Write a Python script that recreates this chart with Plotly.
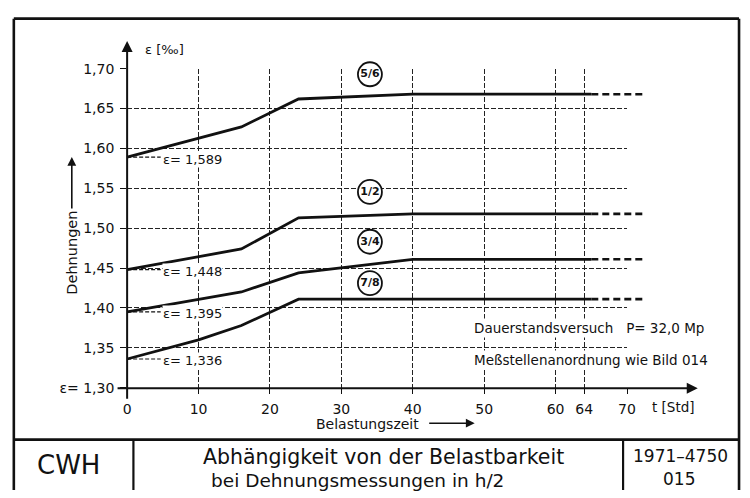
※
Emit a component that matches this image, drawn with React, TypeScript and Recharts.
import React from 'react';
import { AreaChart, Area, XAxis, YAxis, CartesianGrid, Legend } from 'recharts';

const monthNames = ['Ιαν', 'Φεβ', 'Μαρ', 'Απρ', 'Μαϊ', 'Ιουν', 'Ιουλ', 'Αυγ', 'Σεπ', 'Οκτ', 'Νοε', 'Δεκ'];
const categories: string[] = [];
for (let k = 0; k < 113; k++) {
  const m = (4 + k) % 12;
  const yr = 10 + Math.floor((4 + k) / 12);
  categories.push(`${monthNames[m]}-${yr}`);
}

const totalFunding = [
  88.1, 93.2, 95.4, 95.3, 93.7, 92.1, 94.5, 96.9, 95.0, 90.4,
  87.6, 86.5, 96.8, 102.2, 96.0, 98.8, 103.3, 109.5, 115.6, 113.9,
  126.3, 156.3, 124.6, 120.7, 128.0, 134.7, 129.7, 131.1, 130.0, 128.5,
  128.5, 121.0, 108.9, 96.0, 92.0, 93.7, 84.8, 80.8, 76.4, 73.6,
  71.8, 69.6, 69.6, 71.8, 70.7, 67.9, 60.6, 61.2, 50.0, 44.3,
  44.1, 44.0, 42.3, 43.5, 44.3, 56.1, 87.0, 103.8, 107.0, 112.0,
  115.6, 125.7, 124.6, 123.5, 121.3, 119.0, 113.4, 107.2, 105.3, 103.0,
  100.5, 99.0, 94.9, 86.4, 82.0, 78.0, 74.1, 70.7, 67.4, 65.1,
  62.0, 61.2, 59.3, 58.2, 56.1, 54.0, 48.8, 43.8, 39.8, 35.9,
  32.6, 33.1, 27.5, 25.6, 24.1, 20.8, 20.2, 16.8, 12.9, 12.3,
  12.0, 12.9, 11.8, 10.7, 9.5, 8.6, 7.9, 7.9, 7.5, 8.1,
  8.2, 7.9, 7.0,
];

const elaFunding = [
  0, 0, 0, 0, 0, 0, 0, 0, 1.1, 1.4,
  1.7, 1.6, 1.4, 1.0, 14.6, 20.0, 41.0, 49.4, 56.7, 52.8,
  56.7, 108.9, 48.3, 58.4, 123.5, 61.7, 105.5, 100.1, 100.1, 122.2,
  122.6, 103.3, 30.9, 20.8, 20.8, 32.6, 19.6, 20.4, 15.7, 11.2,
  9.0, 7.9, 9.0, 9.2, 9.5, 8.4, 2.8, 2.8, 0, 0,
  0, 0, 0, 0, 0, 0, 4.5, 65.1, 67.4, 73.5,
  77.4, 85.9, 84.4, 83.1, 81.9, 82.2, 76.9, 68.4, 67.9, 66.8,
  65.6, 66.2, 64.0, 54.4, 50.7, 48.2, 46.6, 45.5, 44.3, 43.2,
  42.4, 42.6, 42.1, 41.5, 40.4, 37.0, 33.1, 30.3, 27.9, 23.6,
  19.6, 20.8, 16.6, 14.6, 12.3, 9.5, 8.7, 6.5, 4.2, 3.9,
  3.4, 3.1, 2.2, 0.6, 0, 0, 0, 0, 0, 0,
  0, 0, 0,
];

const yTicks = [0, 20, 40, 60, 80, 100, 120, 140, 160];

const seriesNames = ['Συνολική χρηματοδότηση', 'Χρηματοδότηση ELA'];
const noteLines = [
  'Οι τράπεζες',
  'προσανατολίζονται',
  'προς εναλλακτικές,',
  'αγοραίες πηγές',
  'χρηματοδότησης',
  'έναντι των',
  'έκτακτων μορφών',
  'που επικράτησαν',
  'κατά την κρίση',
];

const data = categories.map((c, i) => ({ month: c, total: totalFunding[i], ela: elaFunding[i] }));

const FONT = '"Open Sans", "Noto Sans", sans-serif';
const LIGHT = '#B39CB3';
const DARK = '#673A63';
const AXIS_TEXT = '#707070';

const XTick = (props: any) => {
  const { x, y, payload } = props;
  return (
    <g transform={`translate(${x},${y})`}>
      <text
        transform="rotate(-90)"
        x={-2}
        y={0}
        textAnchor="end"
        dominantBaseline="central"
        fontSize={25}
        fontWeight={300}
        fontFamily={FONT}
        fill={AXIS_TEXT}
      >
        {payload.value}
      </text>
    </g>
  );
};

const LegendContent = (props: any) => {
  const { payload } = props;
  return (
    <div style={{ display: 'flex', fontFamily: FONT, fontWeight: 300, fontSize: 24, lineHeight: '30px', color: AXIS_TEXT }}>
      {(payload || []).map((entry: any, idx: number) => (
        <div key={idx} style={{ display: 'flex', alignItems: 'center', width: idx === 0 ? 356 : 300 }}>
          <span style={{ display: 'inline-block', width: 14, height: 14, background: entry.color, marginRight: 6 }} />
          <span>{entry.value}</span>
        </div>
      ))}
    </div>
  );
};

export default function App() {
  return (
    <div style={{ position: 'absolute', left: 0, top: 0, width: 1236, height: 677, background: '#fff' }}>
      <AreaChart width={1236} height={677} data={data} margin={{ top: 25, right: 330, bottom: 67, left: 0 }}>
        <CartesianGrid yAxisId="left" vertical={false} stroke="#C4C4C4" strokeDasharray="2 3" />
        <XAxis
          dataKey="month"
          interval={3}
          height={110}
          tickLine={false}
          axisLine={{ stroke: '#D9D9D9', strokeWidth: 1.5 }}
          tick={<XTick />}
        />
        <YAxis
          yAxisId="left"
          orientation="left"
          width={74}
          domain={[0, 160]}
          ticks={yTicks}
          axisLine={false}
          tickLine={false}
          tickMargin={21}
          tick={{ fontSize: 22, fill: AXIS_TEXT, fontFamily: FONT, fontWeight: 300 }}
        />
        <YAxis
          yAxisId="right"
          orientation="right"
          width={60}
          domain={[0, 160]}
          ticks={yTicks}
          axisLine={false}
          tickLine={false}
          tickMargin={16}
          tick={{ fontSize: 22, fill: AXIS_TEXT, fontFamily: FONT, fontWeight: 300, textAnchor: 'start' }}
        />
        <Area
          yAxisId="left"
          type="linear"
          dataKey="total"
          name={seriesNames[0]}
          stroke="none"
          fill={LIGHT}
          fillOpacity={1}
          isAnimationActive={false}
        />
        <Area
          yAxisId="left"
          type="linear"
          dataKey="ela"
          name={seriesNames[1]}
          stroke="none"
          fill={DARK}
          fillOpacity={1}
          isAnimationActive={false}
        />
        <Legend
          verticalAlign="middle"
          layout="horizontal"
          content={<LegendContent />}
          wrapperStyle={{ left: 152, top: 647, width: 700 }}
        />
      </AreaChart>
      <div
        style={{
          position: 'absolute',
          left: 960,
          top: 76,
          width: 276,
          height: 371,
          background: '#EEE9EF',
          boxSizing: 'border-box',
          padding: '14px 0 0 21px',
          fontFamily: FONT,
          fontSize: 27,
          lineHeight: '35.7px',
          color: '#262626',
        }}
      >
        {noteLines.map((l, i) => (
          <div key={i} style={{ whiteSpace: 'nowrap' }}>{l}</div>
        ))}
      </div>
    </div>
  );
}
※
## WORK TO BE COMPLETED
Report the number of lines containing the string "React" and add nothing to it.

## EXERCISE OUTPUT
2